Karunaratne, a legislative aide for San Francisco’s Board of Supervisors, decided to look into the park near her home, and was shocked to find it fared even worse. The only female figure there is the “Pioneer Mother,” who symbolizes the matriarchs who moved west along the Oregon and California trails. And across the 87 statues in the entire city, only former Mayor and U.S. Sen. Dianne Feinstein and Florence Nightingale are represented.
“In San Francisco, where we think of ourselves as this inclusive, liberal bastion of a city, even we’re not doing well,” she says.

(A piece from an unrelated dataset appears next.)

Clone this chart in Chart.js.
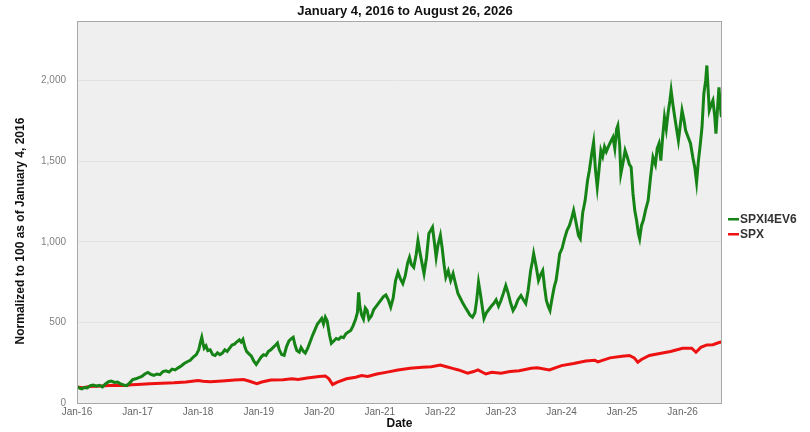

Along with a colleague, Margaux Kelly, Karunaratne set out to change that. Supervisor Mark Farrell recently introduced a resolution they inspired that would affirm the city’s commitment to increasing female representation across the public sphere to 30% by 2020. If the legislation passes, the city would become the first in the U.S. to sign on to an international movement with the same 30% goal.
The first project is an effort to erect a statue at the city’s main library of the late poet and civil rights activist Maya Angelou, who has deep roots in San Francisco. The statue would cost about $500,000. The legislation would also create a fund for projects like the Angelou statue.
It’s a fraught moment for the politics of statues in America. After a protest over the impending removal of a statue of Robert E. Lee in Charlottesville, Virginia, turned violent, leaving one counterprotester dead, many cities across the country are considering taking down similar Confederate memorials.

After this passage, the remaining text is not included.